AC 250: January 7, 2006 (Haydenville, MA)

In this dream, I visited the world view of the Hungarian composer Béla Bartók (1881-1945). I seemed to be inside his head as he worked on his masterpiece, the Concerto for Orchestra, which he wrote not long before he died.

In the fourth movement of this piece, which Bartók called "Interrupted Intermezzo," the composer quoted a passage from the Seventh Symphony of Dimitri Shostakovitch. Bartók was working on this movement during the siege of Leningrad by the Nazis. Shostakovitch's symphony was being broadcast constantly on the radio during the siege.

Much of the first movement of Shostakovitch's symphony is taken up with variations on a simple tune that Bartók apparently found irritating. When he quoted this tune in the Concerto for Orchestra, he made it sound silly and shrill, mocking it with trombone smears and tittering laughter in the woodwinds.

In my visit to Bartok's world view, I realized that this tune had become for him what we would now call an ear worm. It was repeating itself over and over in his head.

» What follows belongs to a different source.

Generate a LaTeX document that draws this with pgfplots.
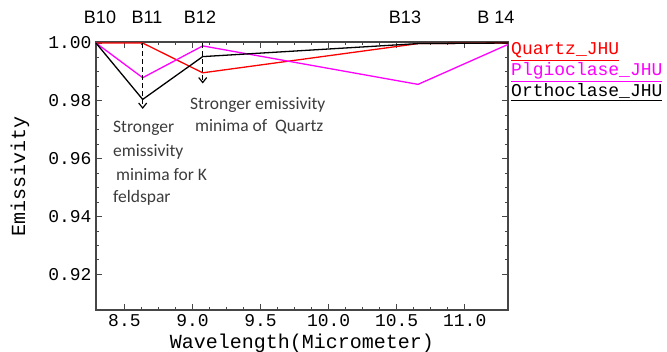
\documentclass[border=0pt]{standalone}
\usepackage{pgfplots}
\pgfplotsset{compat=1.18}
\usepackage{fontspec}
\setmainfont{Liberation Sans}
\newfontfamily\monofnt{Liberation Mono}
\newfontfamily\calfnt{Carlito}
\usetikzlibrary{arrows.meta}
\definecolor{axgray}{RGB}{70,70,70}
\definecolor{txtgray}{RGB}{60,60,60}
\definecolor{plg}{RGB}{255,0,255}
\begin{document}
\begin{tikzpicture}
\useasboundingbox (-96bp,-42bp) rectangle (571bp,310bp);
\begin{axis}[
  at={(0,0)}, anchor=south west,
  scale only axis, width=412bp, height=268bp,
  xmin=8.291, xmax=11.318, ymin=0.9077, ymax=1.00035,
  xtick={8.5,9.0,9.5,10.0,10.5,11.0},
  ytick={0.92,0.94,0.96,0.98,1.00},
  minor x tick num=3, minor y tick num=3,
  tick align=inside,
  major tick length=6bp, minor tick length=3bp,
  axis line style={axgray, line width=1.3bp},
  every tick/.style={axgray, line width=1bp},
  /pgf/number format/assume math mode=true,
  x tick label style={/pgf/number format/fixed, /pgf/number format/fixed zerofill, /pgf/number format/precision=1, inner sep=0.5bp, yshift=-4bp},
  y tick label style={/pgf/number format/fixed, /pgf/number format/fixed zerofill, /pgf/number format/precision=2, xshift=-1bp},
  tick label style={font=\monofnt\fontsize{18bp}{20bp}\selectfont, text=black},
  xlabel={Wavelength(Micrometer)},
  ylabel={Emissivity},
  label style={font=\monofnt\fontsize{20bp}{22bp}\selectfont, inner sep=0.5bp},
  xlabel style={at={(axis description cs:0.5,0)}, anchor=center, yshift=-33.5bp},
  ylabel style={at={(axis description cs:-0.1845,0.5)}, anchor=center},
  clip=false,
]
\addplot[red, line width=1.3bp] coordinates {(8.291,1.000) (8.634,1.000) (9.075,0.9897) (10.657,0.9998) (11.318,1.000)};
\addplot[plg, line width=1.3bp] coordinates {(8.291,1.000) (8.634,0.9880) (9.075,0.9990) (10.657,0.9857) (11.318,0.9995)};
\addplot[black, line width=1.3bp] coordinates {(8.291,1.000) (8.634,0.9805) (9.075,0.9953) (10.657,0.9998) (11.318,1.000)};
\draw[black, line width=1.2bp, dash pattern=on 5bp off 3bp, -{Straight Barb[length=5bp,width=8bp]}] (axis cs:8.634,1.000) -- (axis cs:8.634,0.9772);
\draw[black, line width=1.2bp, dash pattern=on 5bp off 3bp, -{Straight Barb[length=5bp,width=8bp]}] (axis cs:9.075,1.000) -- (axis cs:9.075,0.9860);
\end{axis}
% band labels
\begin{scope}[every node/.style={font=\fontsize{18bp}{20bp}\selectfont, text=black, anchor=center}]
\node at (4bp,293bp) {B10};
\node at (51bp,293bp) {B11};
\node at (104bp,293bp) {B12};
\node at (309bp,293bp) {B13};
\node at (400bp,293bp) {B 14};
\end{scope}
% annotations
\begin{scope}[every node/.style={font=\calfnt\fontsize{17.5bp}{19bp}\selectfont, text=txtgray, anchor=west, inner sep=0pt}]
\node at (94bp,205bp) {Stronger emissivity};
\node at (99bp,183bp) {minima of\ \ Quartz};
\node at (17bp,182bp) {Stronger};
\node at (17bp,158bp) {emissivity};
\node at (20bp,135bp) {minima for K};
\node at (17bp,112bp) {feldspar};
\end{scope}
% legend
\begin{scope}[every node/.style={font=\monofnt\fontsize{18bp}{20bp}\selectfont, anchor=base west, inner sep=0pt}]
\node[text=red] at (415bp,255bp) {\underline{Quartz\_JHU}};
\node[text=plg] at (415bp,234bp) {\underline{Plgioclase\_JHU}};
\node[text=black] at (415bp,213bp) {\underline{Orthoclase\_JHU}};
\end{scope}
\end{tikzpicture}
\end{document}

He could not get rid of it. It threatened to push the music he was creating out of his head, in particular the lovely melody at the heart of the Concerto's fourth movement. He had to exorcize it by absorbing it into the fabric of the music he was writing and banishing it with derisive laughter.

The result was that the lovely melody became more poignant, a sad but forgiving commentary on the state of humanity that would produce such music and make it popular, while Bartók himself was neglected, suffering from the illness that would eventually bring about his death, in exile, in New York.

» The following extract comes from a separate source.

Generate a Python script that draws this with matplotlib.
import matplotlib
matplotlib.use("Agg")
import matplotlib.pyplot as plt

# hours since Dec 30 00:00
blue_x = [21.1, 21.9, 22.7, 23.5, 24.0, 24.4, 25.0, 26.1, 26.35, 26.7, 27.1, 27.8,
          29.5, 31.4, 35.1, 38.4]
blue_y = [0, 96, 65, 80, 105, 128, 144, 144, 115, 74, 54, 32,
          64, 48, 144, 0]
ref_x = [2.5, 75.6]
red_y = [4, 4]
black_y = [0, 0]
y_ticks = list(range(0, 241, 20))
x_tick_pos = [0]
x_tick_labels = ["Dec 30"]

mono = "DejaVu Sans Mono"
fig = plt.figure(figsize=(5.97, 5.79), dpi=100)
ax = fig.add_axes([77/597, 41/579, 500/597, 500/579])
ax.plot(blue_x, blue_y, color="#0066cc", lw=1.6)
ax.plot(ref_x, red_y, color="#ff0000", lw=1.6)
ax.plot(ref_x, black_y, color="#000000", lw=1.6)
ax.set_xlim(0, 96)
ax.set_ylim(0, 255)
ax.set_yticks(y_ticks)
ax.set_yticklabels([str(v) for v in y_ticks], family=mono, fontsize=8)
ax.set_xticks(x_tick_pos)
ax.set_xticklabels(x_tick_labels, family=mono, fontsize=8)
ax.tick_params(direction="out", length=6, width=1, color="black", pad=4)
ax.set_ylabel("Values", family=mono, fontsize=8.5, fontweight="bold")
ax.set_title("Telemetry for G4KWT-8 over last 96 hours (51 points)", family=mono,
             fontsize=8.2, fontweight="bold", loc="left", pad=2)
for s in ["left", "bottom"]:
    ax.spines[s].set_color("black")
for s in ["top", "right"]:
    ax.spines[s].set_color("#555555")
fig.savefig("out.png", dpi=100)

In the dream, I saw Bartók moving through his daily life as in a film done in tones of sepia. I saw the wingback chair he would sit in with a blanket over his legs, the large old radio, the wallpaper and lamps of a room in 1940s America, the European touches in the decoration of the room--coverlets for the chair, for example.

I also saw Bartók at work on his score, serious, intent, quietly drawn into one-pointed awareness. I saw how annoyed he was over the continual playing of the Shostakovitch piece on the radio, the glee he felt over exorcizing the ear worm it had become. I saw his flashing eyes when he told his wife about the joke.

I saw his fear of not having the strength to complete the piece, the tremendous effort necessary to keep his spirits high, which he put into the music (especially the last movement), and which eventually lifted him out of his own dark mood about the war and his health.

I saw how very small he was, not only in stature, but also in weight, because of his as yet undiagnosed leukemia. He weighed less than a hundred pounds.

I saw his beautiful but ravaged profile, which showed a grim determination to finish what he had begun, no matter what. Sheer will was keeping him alive and preventing him from giving in to despair.

His will and intensity brought out the soul in him, a deep spirituality without religion, based on the high moral and ethical principles of his particular brand of humanism. This is what allowed him to create his masterpiece, what raised his consciousness suddenly so high, possibly to the level of illumined mind. It was also what allowed him to produce the only eighth center (cosmic consciousness) music of his life, that beautiful melody of the fourth movement of his Concerto for Orchestra.